El compromiso de Dios hacia nosotros es un pacto de amor incondicional, pero Dios no deja de ser justo por ello.
Para poder entender, no sólo bien la gracia, sino la reflexión que tendremos a lo largo de las siguientes líneas, se hace necesario comprender que, por definición, ninguno somos merecedores de nada desde la perspectiva de Dios.
El acto de misericordia generosa que implica la gracia bíblica no es una que se produce entre iguales, ni tampoco en igualdad de condiciones. Esa misericordia se da de alguien por encima del beneficiario, Dios en este caso, y con la particularidad de que tales beneficiarios, los hombres y mujeres de todos los tiempos, en ningún caso son merecedores de ese gesto.
Cualquiera de nosotros que recuerde, aunque sea de la escuela dominical, la más sencilla definición de lo que “gracia” significa, tendrá en mente el elemento del regalo no merecido. Sin embargo, con todo y lo claro que parece que tenemos la idea teórica sobre este asunto, sigue resultándonos harto complicado asumir que, efectivamente, nosotros no tenemos méritos que justifiquen ese regalo, ni mucho menos Dios está en deuda con nosotros como para tener que sentirse comprometido a dárnoslo.
El compromiso de Dios hacia nosotros es un pacto de amor incondicional, pero Dios no deja de ser justo por ello. Dios no es ese gigante bonachón que algunos pueden tener en mente. Es tardo para la ira, y grande en misericordia, pero eso en ningún momento nos coloca a nosotros en una posición más digna frente a Él que nos haga merecedores de los derechos a recibir una gracia que solamente nos es dada porque Él quiere hacerlo. Dios no está en deuda con nadie.
Su compromiso de amor es generoso y no por nada que nosotros hayamos hecho, sino todo en base a lo que Él ha hecho. Sin embargo, nuestras actitudes de soberbia y orgullo, de desagradecimiento y falta de reconocimiento ante lo que recibimos cada día ponen de manifiesto el alto concepto (y distorsionado) que tenemos de nosotros mismos.
Así las cosas, ¿cómo es posible que tengamos la desfachatez de dar por hecho que Dios tiene que agradarnos, darnos lo que pedimos –aunque pidamos en tantas ocasiones para nuestros propios intereses nada más-, ceder a nuestros chantajes emocionales o procurar nuestra felicidad a toda costa? ¡Nosotros no merecemos nada!
Pensemos en todo aquello que poseemos, aquello que tenemos al alcance y que consideramos bueno en nuestra vida.
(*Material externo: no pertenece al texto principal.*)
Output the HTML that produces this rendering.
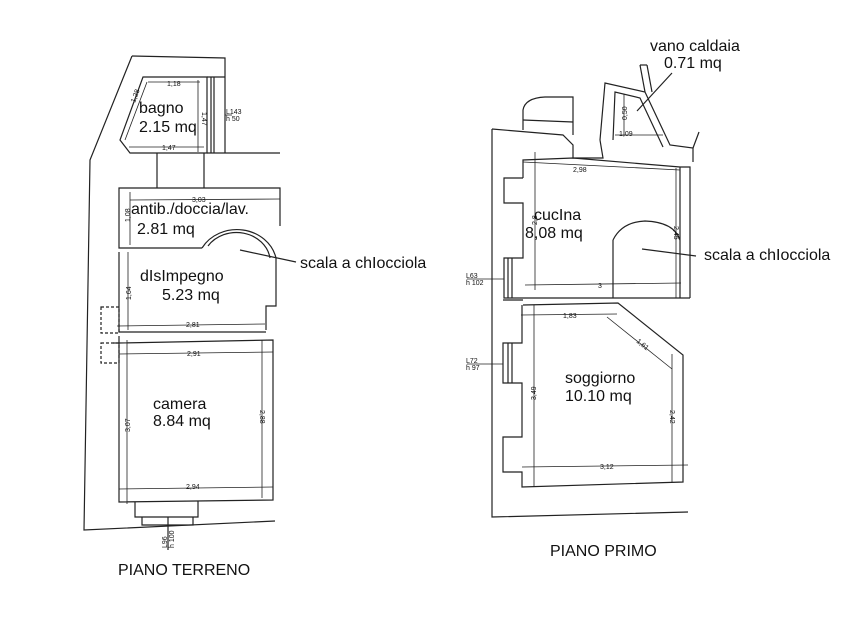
<!DOCTYPE html>
<html><head><meta charset="utf-8"><style>
html,body{margin:0;padding:0;background:#fff;}
svg{display:block;}
text{font-family:"Liberation Sans",sans-serif;fill:#111;}
.d{font-size:7px;}
</style></head><body>
<svg width="864" height="624" viewBox="0 0 864 624" xmlns="http://www.w3.org/2000/svg">
<g fill="none" stroke="#222" stroke-width="1.2">
<!-- LEFT PLAN -->
<polyline points="132,56 225,58 225,153"/>
<polyline points="132,56 90,160 84,530 275,521"/>
<polygon points="143,77 207,77 207,153 130,153 120,140"/>
<line x1="207" y1="77" x2="225" y2="77"/>
<line x1="211" y1="77" x2="211" y2="153"/><line x1="214" y1="77" x2="214" y2="153"/>
<line x1="207" y1="153" x2="280" y2="153"/>
<line x1="157" y1="153" x2="157" y2="188"/><line x1="204" y1="153" x2="204" y2="188"/>
<polyline points="202,248 119,248 119,188 280,188 280,226"/>
<path d="M202,248 A40,36 0 0 1 276,258"/>
<path d="M208,246 A34,30 0 0 1 270,258"/>
<polyline points="276,258 276,306 266,306 266,330"/>
<polyline points="119,252 119,332 266,332"/>
<polyline points="119,336 119,502 273,500 273,340 119,343"/>
<line x1="113" y1="343" x2="119" y2="343"/>
<rect x="101" y="307" width="18" height="26" stroke-dasharray="3,2"/>
<rect x="101" y="343" width="18" height="20" stroke-dasharray="3,2"/>
<polyline points="135,502 135,517 198,517 198,501"/>
<polyline points="142,517 142,525 193,525 193,517"/>
<line x1="168" y1="517" x2="168" y2="550"/>
<g stroke-width="0.8">
<line x1="148" y1="82" x2="200" y2="82"/><line x1="129" y1="147" x2="204" y2="147"/>
<line x1="198" y1="80" x2="198" y2="152"/><line x1="125" y1="140" x2="147" y2="82"/>
<line x1="130" y1="200" x2="280" y2="199"/><line x1="130" y1="192" x2="130" y2="245"/>
<line x1="128" y1="252" x2="128" y2="330"/><line x1="117" y1="326" x2="265" y2="324"/>
<line x1="119" y1="354" x2="273" y2="352"/><line x1="127" y1="340" x2="127" y2="504"/>
<line x1="262" y1="340" x2="262" y2="498"/><line x1="119" y1="489" x2="273" y2="487"/>
<line x1="225" y1="115" x2="232" y2="115"/>
</g>
<!-- RIGHT PLAN -->
<polyline points="492,129 492,517 688,512"/>
<polyline points="492,129 563,135 573,145 573,158 603,158 600,140"/>
<path d="M523,130 L523,110 Q525,98 545,97 L573,97 L573,135"/>
<line x1="523" y1="120" x2="573" y2="122"/>
<polyline points="600,140 605,83 645,92 670,145 693,148 693,162"/>
<line x1="693" y1="148" x2="699" y2="132"/>
<polyline points="613,140 615,92 640,98 663,147"/>
<line x1="640" y1="65" x2="645" y2="92"/><line x1="647" y1="65" x2="652" y2="92"/><line x1="640" y1="65" x2="647" y2="65"/>
<polyline points="523,178 523,160 573,158 680,167 690,167 690,298"/>
<polyline points="523,178 504,178 504,203 523,203 523,258 504,258 504,298 690,298"/>
<line x1="508" y1="258" x2="508" y2="298"/><line x1="512" y1="258" x2="512" y2="298"/>
<line x1="613" y1="298" x2="613" y2="240"/>
<path d="M613,240 Q622,222 645,221 Q674,222 680,240"/>
<line x1="680" y1="167" x2="680" y2="298"/>
<polyline points="523,305 618,303 683,355 683,482 522,487 522,472 503,472 503,437 522,437 522,383 503,383 503,343 522,343 522,305"/>
<line x1="508" y1="343" x2="508" y2="383"/><line x1="512" y1="343" x2="512" y2="383"/>
<line x1="503" y1="300" x2="523" y2="300"/>
<g stroke-width="0.8">
<line x1="523" y1="162" x2="680" y2="170"/><line x1="535" y1="152" x2="535" y2="290"/>
<line x1="676" y1="168" x2="676" y2="298"/><line x1="525" y1="285" x2="681" y2="283"/>
<line x1="521" y1="315" x2="617" y2="314"/><line x1="534" y1="305" x2="534" y2="487"/>
<line x1="607" y1="317" x2="672" y2="369"/><line x1="672" y1="354" x2="672" y2="482"/>
<line x1="522" y1="467" x2="688" y2="465"/>
<line x1="624" y1="94" x2="624" y2="136"/><line x1="615" y1="135" x2="663" y2="135"/>
<line x1="467" y1="279" x2="504" y2="279"/><line x1="467" y1="364" x2="503" y2="364"/>
</g>
<line x1="240" y1="250" x2="296" y2="262"/>
<line x1="642" y1="249" x2="696" y2="256"/>
<line x1="637" y1="111" x2="672" y2="73"/>
</g>
<g font-size="16">
<text x="139" y="113">bagno</text>
<text x="139" y="132">2.15 mq</text>
<text x="131" y="214">antib./doccia/lav.</text>
<text x="137" y="234">2.81 mq</text>
<text x="140" y="281">dIsImpegno</text>
<text x="162" y="300">5.23 mq</text>
<text x="153" y="409">camera</text>
<text x="153" y="426">8.84 mq</text>
<text x="300" y="268">scala a chIocciola</text>
<text x="118" y="575">PIANO TERRENO</text>
<text x="534" y="220">cucIna</text>
<text x="525" y="238">8,08 mq</text>
<text x="704" y="260">scala a chIocciola</text>
<text x="565" y="383">soggiorno</text>
<text x="565" y="401">10.10 mq</text>
<text x="650" y="51">vano caldaia</text>
<text x="664" y="68">0.71 mq</text>
<text x="550" y="556">PIANO PRIMO</text>
</g>
<g class="d">
<text x="167" y="86">1,18</text><text x="162" y="150">1,47</text>
<text x="226" y="114">L143</text><text x="226" y="121">h 50</text>
<text x="192" y="202">3,03</text><text x="186" y="327">2,81</text>
<text x="187" y="356">2,91</text><text x="186" y="489">2,94</text>
<text x="573" y="172">2,98</text><text x="598" y="288">3</text>
<text x="563" y="318">1,83</text>
<text x="619" y="136">1,09</text>
<text x="466" y="278">L63</text><text x="466" y="285">h 102</text>
<text x="466" y="363">L72</text><text x="466" y="370">h 97</text>
<text x="600" y="469">3,12</text>
</g>
<g class="d">
<text transform="translate(130,222) rotate(-90)">1,08</text>
<text transform="translate(131,300) rotate(-90)">1,64</text>
<text transform="translate(130,432) rotate(-90)">3,07</text>
<text transform="translate(260,410) rotate(90)">2,88</text>
<text transform="translate(202,112) rotate(90)">1,47</text>
<text transform="translate(135,103) rotate(-70)">1,28</text>
<text transform="translate(537,225) rotate(-90)">2,8</text>
<text transform="translate(674,226) rotate(90)">2,45</text>
<text transform="translate(536,400) rotate(-90)">3,49</text>
<text transform="translate(670,410) rotate(90)">2,42</text>
<text transform="translate(636,342) rotate(39)">1,61</text>
<text transform="translate(627,120) rotate(-90)">0,50</text>
<text transform="translate(167,548) rotate(-90)">L96</text>
<text transform="translate(174,548) rotate(-90)">h 100</text>
</g>
</svg>
</body></html>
Pensemos qué hemos hecho para merecerlo, y rápidamente nos daremos cuenta de que la respuesta es “Absolutamente nada”. Por esa razón ante lo que recibimos del Señor, cuando somos verdaderamente creyentes, piadosos y vivimos en el temor de Dios, solo podemos recibir esa gracia con asombro. Cuando ese asombro falta es porque, en el fondo, no esperábamos menos de Dios, es decir, damos por sentadas Sus bendiciones, o tal vez porque esperamos demasiado de nosotros, dando por hecho que Dios tiene que darnos tal o cual cosa.
Dicen que la repetición es el principio de la pedagogía. Lo repetiré una vez más. Me lo repito: Dios no me debe nada. Nuestro caso no es un caso “obvio” por el cual Dios no deba por menos que darnos lo que nos da. No nos debe nada. La paga de nuestro pecado es la muerte, y todo lo que se salga de ahí, todo lo que se parezca a vida, disfrute, beneficios, bienes, afectos o cualquier cosa buena, proviene de Dios y de Su gracia. ¡Asombrémonos al recibirla!
El hombre y la mujer tienen la tendencia a ir hoy de sobrados por la vida. El exceso de empuje y de autoestima es actualmente considerado una virtud, y como tal se promueve, se acentúa y se predica desde un concepto mal entendido del YO: “Tú lo vales todo”, “Tú eres suficiente”, “El mundo te debe cosas …y Dios también cuando decides creer en Él en tiempos modernos como los que corren”.
Mal andamos cuando creemos que las cosas en este Universo creado funcionan así como nos las imaginamos. Porque, precisamente debido a que es creado, funciona según las normas y convenciones de un Creador que ha establecido que de nosotros no sale ni llega nada bueno si no es porque Él lo proporciona. No tratemos con Dios como si fuéramos iguales.
Ese es el principal punto de partida para creer que Dios nos debe algo: pensar que somos iguales, que esto es un tú a tú. Sin embargo, nos toca recordar en el día de hoy que somos polvo, que Él ha tenido a bien mirarnos y que Su gracia con nosotros, entre otras cosas, tiene forma de cruz.